Cyberattacks against financial institutions have become an increasingly important risk factor, and institutions that provide trade execution, clearing and settlement services are more vulnerable to attacks aiming for system disruption because of their interconnectivity with the financial system.
“Cyber risk is a growing threat that can adversely affect credit ratings as attacks can compromise customer data and disrupt websites, with detrimental financial or operational consequences for individual issuers and financial systems,” said Fitch Ratings analysts in a recent report. “Related reputational damage may weaken business and access to funding and capital markets.”
In the U.S., the chair of the Securities and Exchange Commission has said cyber-security poses the biggest risk to the financial system.

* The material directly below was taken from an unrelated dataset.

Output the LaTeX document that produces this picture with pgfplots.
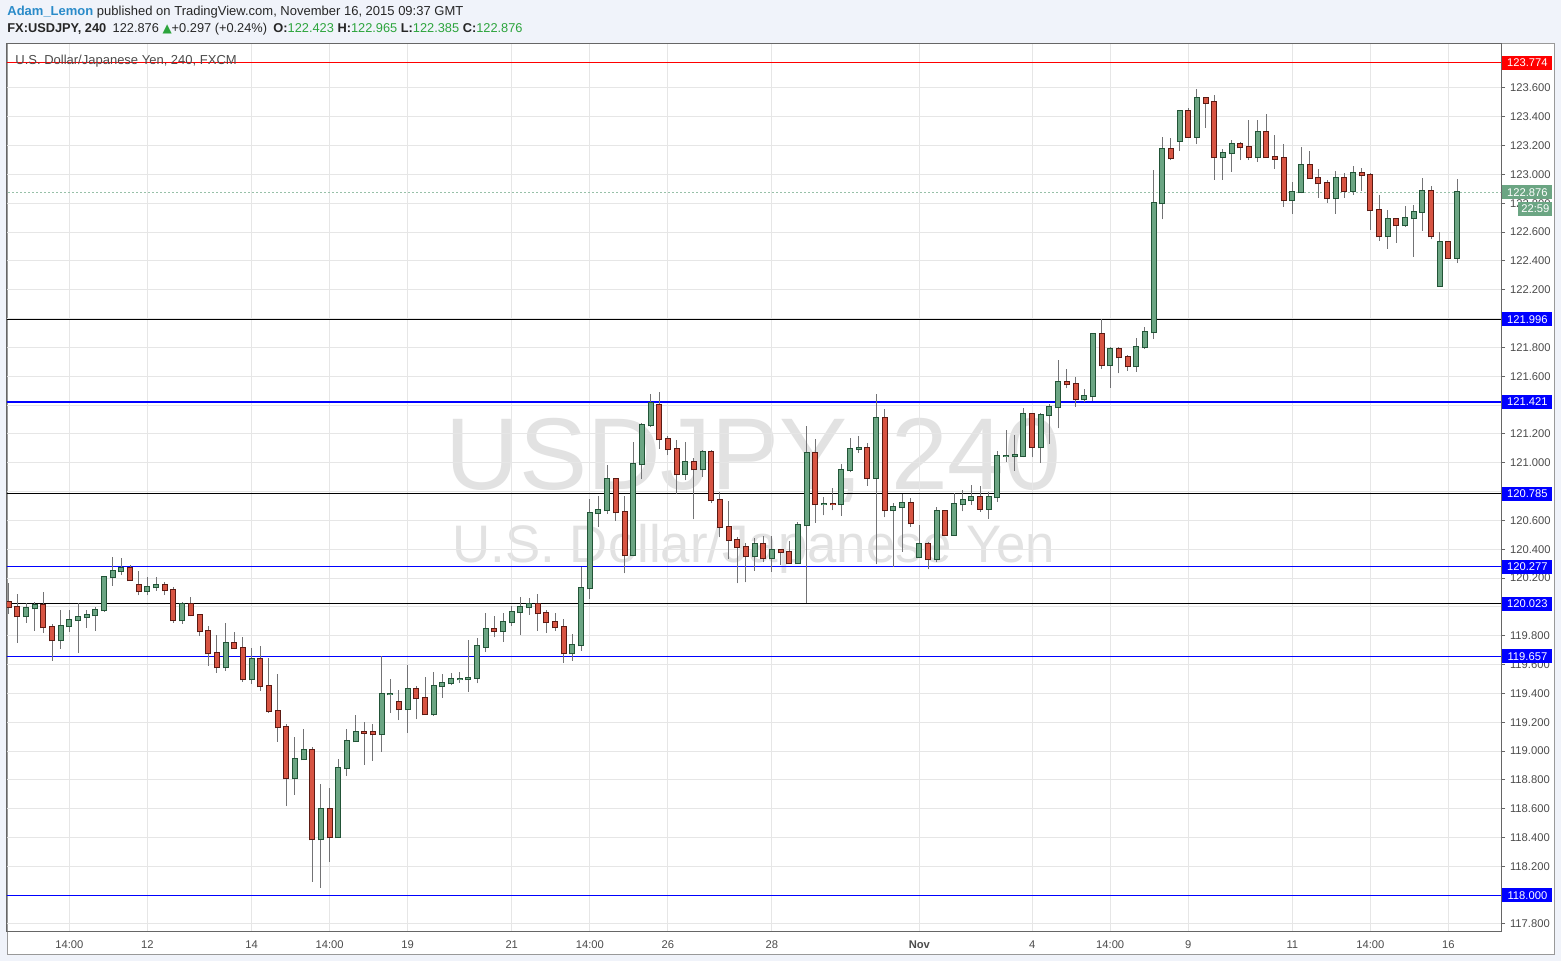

Under the European Union’s General Data Protection Regulation, which takes effect in May next year, banks can face fines of up to 4% of their global turnover for security breaches; any organization that uses data from EU citizens has to comply with the rule. Fitch sees that some organizations, like The International Organization of Securities Commission’s Committee on Payments and Market Infrastructures, are seeking more coordination at the international level to combat the issue. The European Central Bank reports that the average lag until a breach is detected was 146 days in 2016, a drop from 205 days in 2014.
“As information is shared across firms, cyber risk detection and response plans could improve, but coordination does not ensure that risks can be fully contained,” Fitch notes.
The use of cyberinsurance to mitigate some of the damage from cyberattacks is on the rise, reaching about $1 billion in premiums in 2015 and expected to continue growing, though protection against reputational damage is more difficult to protect against, Fitch says.